The Off-Ice Training Pyramid
Whether you are a skater or a goalie, there is a hierarchy of off-ice training that you need to follow to maximize your gains while minimizing your risk of injury. Basically we are trying to build a pyramid of performance with a very broad base and fine peak. Let me explain.
The Off-Ice Training Base: Mobility and Stability
At the broadest point of the pyramid, the bottom, is your mobility and stability. The two go hand in hand because they are related to one another. You see, flexibility is just the range of motion about a joint. So if you just lay there and someone bent your knee as far as it could go (without snapping of course), that would be the flexibility about that joint.

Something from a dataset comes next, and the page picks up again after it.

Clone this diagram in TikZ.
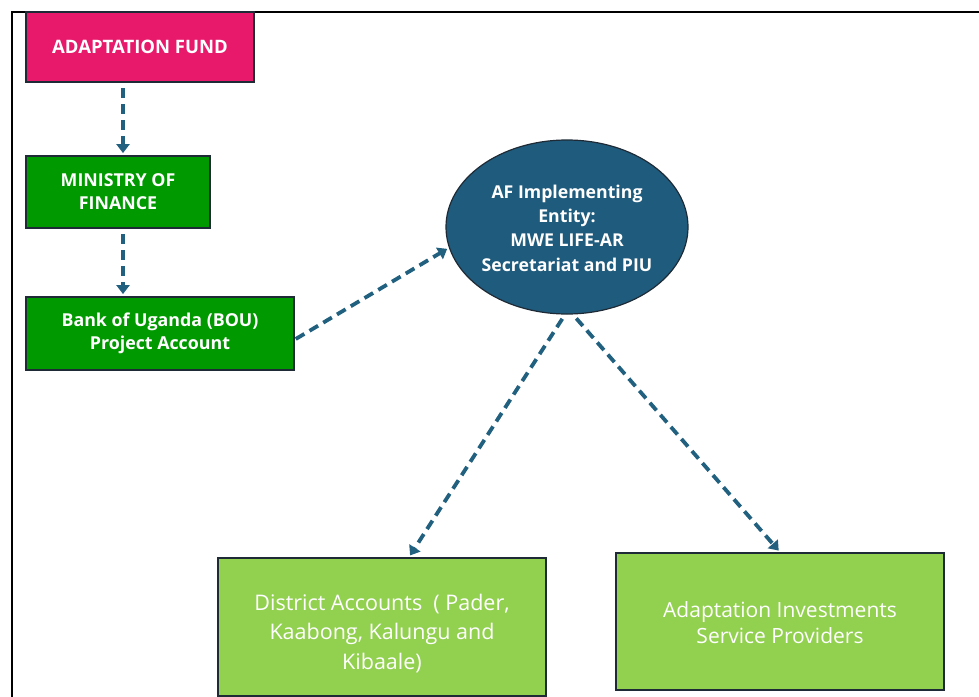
\documentclass[tikz,border=0pt]{standalone}
\usepackage{fontspec}
\setmainfont{Open Sans}
\usetikzlibrary{arrows.meta, positioning, shapes.geometric}
\definecolor{fundpink}{HTML}{E8186A}
\definecolor{govgreen}{HTML}{009A00}
\definecolor{fieldgreen}{HTML}{92D050}
\definecolor{entityblue}{HTML}{1F5B7D}
\definecolor{flowblue}{HTML}{21607F}
\definecolor{edgedark}{HTML}{1E2B36}

\begin{document}
\begin{tikzpicture}[
    x=1pt, y=-1pt,
    box/.style={draw=edgedark, line width=1.8pt, fill=#1, text=white, align=center, inner sep=2pt},
    fundbox/.style={box=fundpink, minimum width=228, minimum height=70, font=\fontsize{18.5}{22}\selectfont\bfseries},
    greenbox/.style={box=govgreen, font=\fontsize{17.8}{23}\selectfont\bfseries},
    lightbox/.style={box=fieldgreen, minimum width=328, text depth=0pt, font=\fontsize{21.5}{29.5}\selectfont},
    entitybox/.style={ellipse, draw=edgedark, line width=1.2pt, fill=entityblue, text=white, align=center,
        minimum width=242, minimum height=174, inner sep=0pt, font=\fontsize{17.7}{24.2}\selectfont\bfseries},
    flow/.style={draw=flowblue, line width=3.8pt, dash pattern=on 10pt off 6pt,
        -{Triangle[length=9pt, width=13pt]}, shorten <=5pt, shorten >=2pt},
]
    \useasboundingbox (0,0) rectangle (979,696);
    % outer frame
    \draw[line width=2.4pt] (12,700) -- (12,12) -- (985,12);

    % sources of funds
    \node[fundbox] (adfund) at (140,47) {ADAPTATION FUND};
    \node[greenbox, minimum width=184, minimum height=72] (mof) at (118,192) {MINISTRY OF\\FINANCE};
    \node[greenbox, minimum width=268, minimum height=73] (bou) at (160,333.5) {Bank of Uganda (BOU)\\Project Account};

    % implementing entity
    \node[entitybox, text height=88pt, text depth=0pt] (entity) at (567,227) {AF Implementing\\Entity:\\MWE LIFE-AR\\Secretariat and PIU};

    % recipients
    \node[lightbox, minimum height=138, text height=84pt] (district) at (382,627) {District Accounts\ \ ( Pader,\\Kaabong, Kalungu and\\Kibaale)};
    \node[lightbox, minimum height=137, text height=43pt, font=\fontsize{21}{26}\selectfont] (providers) at (780,621.5) {Adaptation Investments\\Service Providers};

    % flow of funds
    \draw[flow] ([xshift=5pt]mof.north |- adfund.south) -- ([xshift=5pt]mof.north);
    \draw[flow] ([xshift=5pt]mof.south) -- ([xshift=5pt]mof.south |- bou.north);
    \draw[flow, shorten <=1pt] ([yshift=-6pt]bou.east) -- (entity.190);
    \draw[flow] ([xshift=-2pt]entity.south) -- ([xshift=27pt]district.north);
    \draw[flow] ([xshift=6pt]entity.south) -- (providers.north);
\end{tikzpicture}
\end{document}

Mobility on the other hand is how much of that flexibility you can actually use in a functional way. For example, we routinely have athletes enter our training programs at Revolution Conditioning who have full range of motion at their knees, hips and ankles (so adequate flexibility), yet they cannot do a perfect squat.
The squat is a measure of their mobility. So we know that the inability to execute this movement is not due to their flexibility, so it could be due to lack of strength (not usually the case with athletes), lack of stability through those movements or it could be a loss of that motor pattern.
Sounds odd doesn’t it, that a motor pattern could be lost – that an athlete’s body could literally have forgotten how to squat, but it happens more often than you think.
Luckily we have ways to re-train that pattern or build the stability in the hips and torso that are required to bring back a nice clean movement.
The Next Level: Functional Strength
At first I was just going to call this segment ‘strength’, but what we are really after is functional strength or useable strength. Doing leg press will make you strong won’t it? But it will not teach you to stabilize that strength, therefore it is not useable strength or functional strength which is what we are after.
Another reason we must be careful to build functional strength and not just big dumb muscles is that as a hockey player you need to carry all your muscle mass. During this phase of training it is not odd to add 6lbs of muscle to a player (or add 12-16lbs over the course of a 4-month training cycle), if that muscle is not useable in a way that makes the player faster, more stable, gives them a harder shot, then it is wasteful. I don’t think we could find a player who would strap an extra 5lbs dumbbell to themselves for a game.
The Pinnacle of the Pyramid: Power
Our final goal is always power. More explosive starts, faster change of direction, harder hitting, better shot, quicker recoveries.
So our final task is taking that strength that we just built and teaching the body to apply that force as quickly as possible. Like the smaller boxer with lightning fast hands who knocks out the bigger fighter with one quick punch; it is the sum of his force and speed that makes the lethal combination.
This is also why you see some players who are extremely muscular, they talk about how hard they worked in the gym, you can see that they bulked up, yet they almost seem to be worse on the ice.
They failed to make this conversion to power. A transport truck has a huge engine, but terrible acceleration – no power. You want to be the Ferrari – quick, agile, responsive.
Climb The Pyramid With Your Off-Ice Training
Here is a very simplified version of how you need to map out your off-season training this year…
Mobility and Stability: 4-week phase. 3 sets of 12 reps
Functional Strength: 3-4 week phase. 3-4 sets of 6-8 reps for major muscle exercises, 8-reps for stabilization training.
Max Strength: 3-4 week phase. 3-4 sets of 2-4 reps for major muscle exercises, 8-reps for stabilization training.
Peak Power: 4-week phase. 3-4 sets of 2-4 reps for explosive exercises (lighten the load a little), 8-reps for stabilization training.
Again, this is very simplified since there is overlap between all phases and some exercises require different rep ranges depending on the athlete, but this gives you the very basic outline.